A season of plenty - but not for everyone

Late November symbolizes a season of abundance.

Supermarket fliers burst with colorful ads for Thanksgiving feasts, while shopping carts fill with plump turkeys, cranberries, sweet potatoes, and pumpkin pies. For the well-fed, anticipation runs high for a bountiful meal.

But this is also a season when food banks and charitable groups are gearing up to feed those whose cupboards are bare. This year, in particular, many groups find their phones ringing urgently in the wake of a flagging economy and job layoffs.

"The need has just skyrocketed for us for emergency services - food and shelter," says Julie Beau- regard of the Salvation Army in Boston. She calls the number of people asking for help "staggering." She adds, "Usually we see an increase in calls for assistance when we turn the calendar to December. This is the middle of November, and we're seeing it several weeks early, and at a high rate of people."

In Chicago, staff members at America's Second Harvest, the nation's largest hunger-relief organization, also see the need growing in nearly every region of the country. Yet donations of food are about the same compared to this time last year. "We're struggling to meet the increase in demand," says spokeswoman Susan Hofer.

Until last year, Ms. Hofer notes, steelworkers in Gary, Ind., contributed to a local food bank through their workplace giving program. Then those plants closed, and workers' donations stopped. Now their unemployment benefits are running out, forcing some to seek help from the same food bank they used to support.

Few people have tracked hunger in the United States more diligently than Loretta Schwartz-Nobel. Her latest book, "Growing Up Empty: The Hunger Epidemic in America" (HarperCollins, $24.95), has just been published.

When she began writing on the subject in the mid-1970s, almost no grass-roots organizations were fighting hunger. Today, more than 140,000 groups are devoted to providing food for the hungry. So are many corporations.

Despite these efforts, an estimated 36 million Americans - including 12 to 14 million children under the age of 12 - are hungry or "food insecure." Twenty years ago, that figure stood at 30 million.

Ms. Schwartz-Nobel blames part of the increase on budget cuts in federal programs since 1996. These include a $27 billion cut in food stamps.

In addition, she believes the issue is not a priority in Washington. Government leaders avoid the word "hunger," except when they are talking about third-world countries. They speak about poverty, she says, but not specifically about hunger among children.

She quotes Sen. Ted Kennedy as saying, "Hunger has been swept from the headlines but not from the streets."

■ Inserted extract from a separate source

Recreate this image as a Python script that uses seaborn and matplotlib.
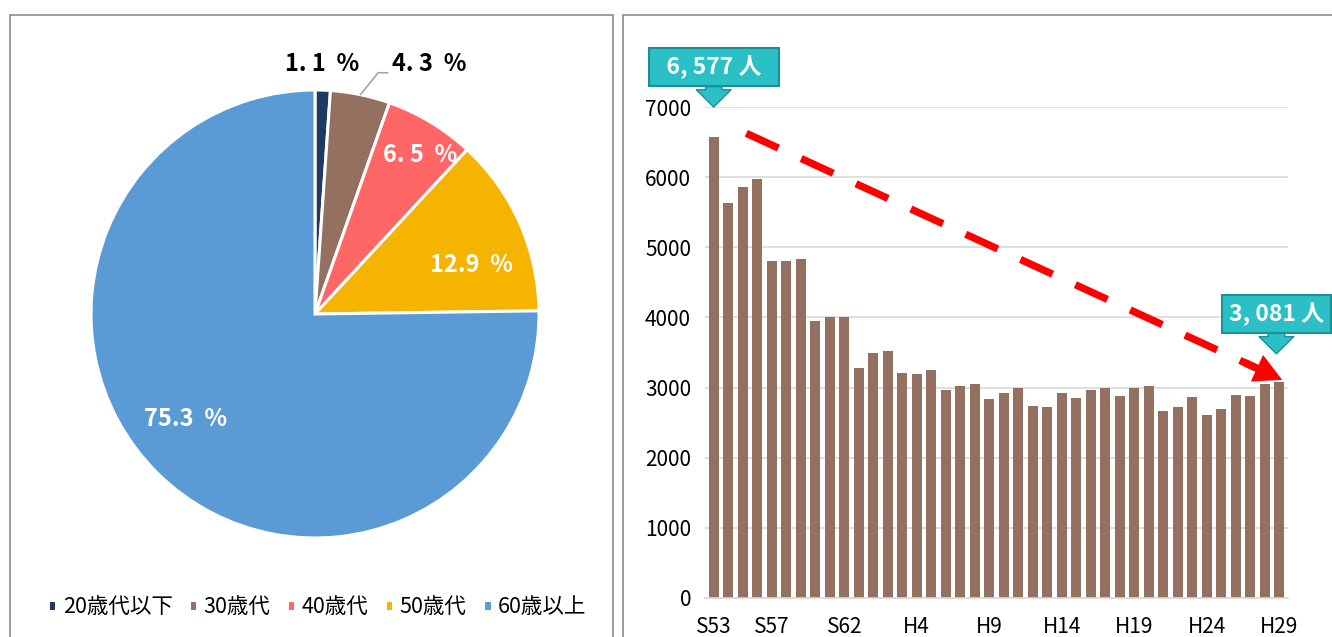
import numpy as np
import pandas as pd
import matplotlib
matplotlib.use('Agg')
import matplotlib.pyplot as plt
import seaborn as sns
from matplotlib.patches import Rectangle

# ---------------------------------------------
# Data
# ---------------------------------------------

# pie: share of workers by age group (%)
age_groups = ['20歳代以下', '30歳代', '40歳代', '50歳代', '60歳以上']
age_share = [1.1, 4.3, 6.5, 12.9, 75.3]
age_labels = ['1. 1  %', '4. 3  %', '6. 5  %', '12.9  %', '75.3  %']
age_colors = ['#1f3864', '#937060', '#ff6666', '#f4b400', '#5b9bd5']

# bars: number of workers per year (S53 .. H29)
years = ['S%d' % y for y in range(53, 64)] + ['H%d' % y for y in range(1, 30)]
workers = [6577, 5630, 5860, 5970, 4810, 4800, 4840, 3950, 4000, 4010,
           3280, 3500, 3520, 3210, 3200, 3250, 2960, 3020, 3050, 2840,
           2920, 3000, 2740, 2730, 2920, 2850, 2960, 3000, 2880, 2990,
           3020, 2670, 2730, 2870, 2610, 2700, 2900, 2880, 3050, 3081]
shown_years = ['S53', 'S57', 'S62', 'H4', 'H9', 'H14', 'H19', 'H24', 'H29']

df = pd.DataFrame({'year': years, 'workers': workers})

# ---------------------------------------------
# Style
# ---------------------------------------------
sns.set_theme(style='white')
plt.rcParams['font.family'] = ['Noto Sans CJK JP', 'DejaVu Sans']
plt.rcParams['text.color'] = 'black'

bar_color = '#937060'
teal = '#2bbfc6'
teal_dark = '#1f8f96'
grid_color = '#d9d9d9'

W, H = 1332, 637
fig = plt.figure(figsize=(W / 100, H / 100), dpi=100)

# panel frames
fig.patches.append(Rectangle((10 / W, -0.1), 603 / W, 1.1 - 15 / H, transform=fig.transFigure,
                             fill=False, ec='#8c8c8c', lw=1.2))
fig.patches.append(Rectangle((623 / W, -0.1), 0.6, 1.1 - 15 / H, transform=fig.transFigure,
                             fill=False, ec='#8c8c8c', lw=1.2))

# ---------------------------------------------
# Pie chart
# ---------------------------------------------
ax_pie = fig.add_axes([91 / W, 99 / H, 448 / W, 448 / H])
wedges, _ = ax_pie.pie(age_share, colors=age_colors, startangle=90, counterclock=False,
                       wedgeprops=dict(edgecolor='white', linewidth=2.2))
ax_pie.set_xlim(-1, 1)
ax_pie.set_ylim(-1, 1)
ax_pie.set_aspect('equal')

# label positions (in radius units) and colours
label_pos = [(0.03, 1.115), (0.51, 1.115), (0.47, 0.71), (0.70, 0.22), (-0.58, -0.47)]
label_col = ['black', 'black', 'white', 'white', 'white']
for txt, (lx, ly), c in zip(age_labels, label_pos, label_col):
    ax_pie.text(lx, ly, txt, ha='center', va='center', fontsize=17, fontweight='bold',
                color=c, clip_on=False)

# leader line for the 30s slice
cum = np.cumsum([0] + age_share)
mid = np.deg2rad(90 - (cum[1] + age_share[1] / 2) * 3.6)
ax_pie.plot([np.cos(mid), 0.282, 0.325], [np.sin(mid), 1.077, 1.077],
            color='#a6a6a6', lw=1.2, clip_on=False)

fig.legend(wedges, age_groups, loc='center', bbox_to_anchor=(317 / W, 1 - 607 / H),
           ncol=5, frameon=False, fontsize=15.5, handlelength=0.4, handleheight=0.4,
           handletextpad=0.3, columnspacing=0.75, borderpad=0)

# ---------------------------------------------
# Bar chart
# ---------------------------------------------
ax = fig.add_axes([705 / W, 39 / H, 583 / W, 491 / H])
sns.barplot(data=df, x='year', y='workers', order=years, color=bar_color,
            saturation=1, width=0.68, linewidth=0, ax=ax)
ax.set_xlim(-0.6, len(years) - 0.4)
ax.set_ylim(0, 7000)
ax.set_yticks(range(0, 7001, 1000))
ax.set_xticks([years.index(y) for y in shown_years])
ax.set_xticklabels(shown_years)
ax.set_xlabel('')
ax.set_ylabel('')
ax.yaxis.grid(True, color=grid_color, lw=1.2)
ax.set_axisbelow(True)
for s in ['top', 'right', 'left']:
    ax.spines[s].set_visible(False)
ax.spines['bottom'].set_color(grid_color)
ax.spines['bottom'].set_linewidth(1.2)
ax.tick_params(axis='both', length=0, labelsize=15, colors='black')
ax.tick_params(axis='y', pad=10)
ax.tick_params(axis='x', pad=13)

# red dashed trend arrow
x0, y0 = 2.25, 6625
x1, y1 = 39.2, 3110
t_end = 0.95
ax.plot([x0, x0 + (x1 - x0) * t_end], [y0, y0 + (y1 - y0) * t_end], color='red', lw=5.3,
        linestyle=(0, (4.8, 3.4)), dash_capstyle='butt', clip_on=False)
ax.annotate('', xy=(x1, y1), xytext=(x0 + (x1 - x0) * 0.93, y0 + (y1 - y0) * 0.93),
            arrowprops=dict(arrowstyle='simple,head_length=1.0,head_width=1.05,tail_width=0.27',
                            fc='red', ec='none', mutation_scale=20, shrinkA=0, shrinkB=0))

# callouts for first and last values
def fmt(v):
    return format(v, ',').replace(',', ', ') + ' 人'

callouts = [(0, 7000, '  ' + fmt(workers[0]) + '  '),
            (len(years) - 1.2, workers[-1] + 400, fmt(workers[-1]))]
for cx, cy, txt in callouts:
    ax.annotate(txt, xy=(cx, cy), xytext=(0, 40), textcoords='offset pixels',
                ha='center', va='center', fontsize=16.5, fontweight='bold', color='white',
                annotation_clip=False,
                bbox=dict(boxstyle='square,pad=0.3', fc=teal, ec=teal_dark, lw=1.5),
                arrowprops=dict(arrowstyle='simple,head_length=0.62,head_width=1.25,tail_width=0.6',
                                fc=teal, ec=teal_dark, lw=1, mutation_scale=20,
                                shrinkA=0, shrinkB=0))

fig.savefig('out.png', dpi=100)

In a culture of plenty, many Americans remain unaware that hunger exists. They worry instead about dieting and losing weight. As Schwartz-Nobel points out, "It's very hard for them to imagine that living down the street or next door there may be a family that's frantic for food."

When a family's food is running low, parents will often go hungry, Hofer finds. "Mom or Dad will fast for a day, so the children will have food."

To solve the problem, people must feel "a certain sense of outrage," Schwartz-Nobel says. "Hunger will continue until Americans are no longer willing for it to continue. Then leaders will bend to the will of the people."

Charities and food banks appreciate volunteers who are willing to serve Thanksgiving dinner at shelters. But hungry families will need assistance long after the last slice of turkey, the last spoonful of stuffing, and the last piece of pumpkin pie are gone.

Hofer's suggestion for an ideal gift? "Make a commitment to help until next Thanksgiving."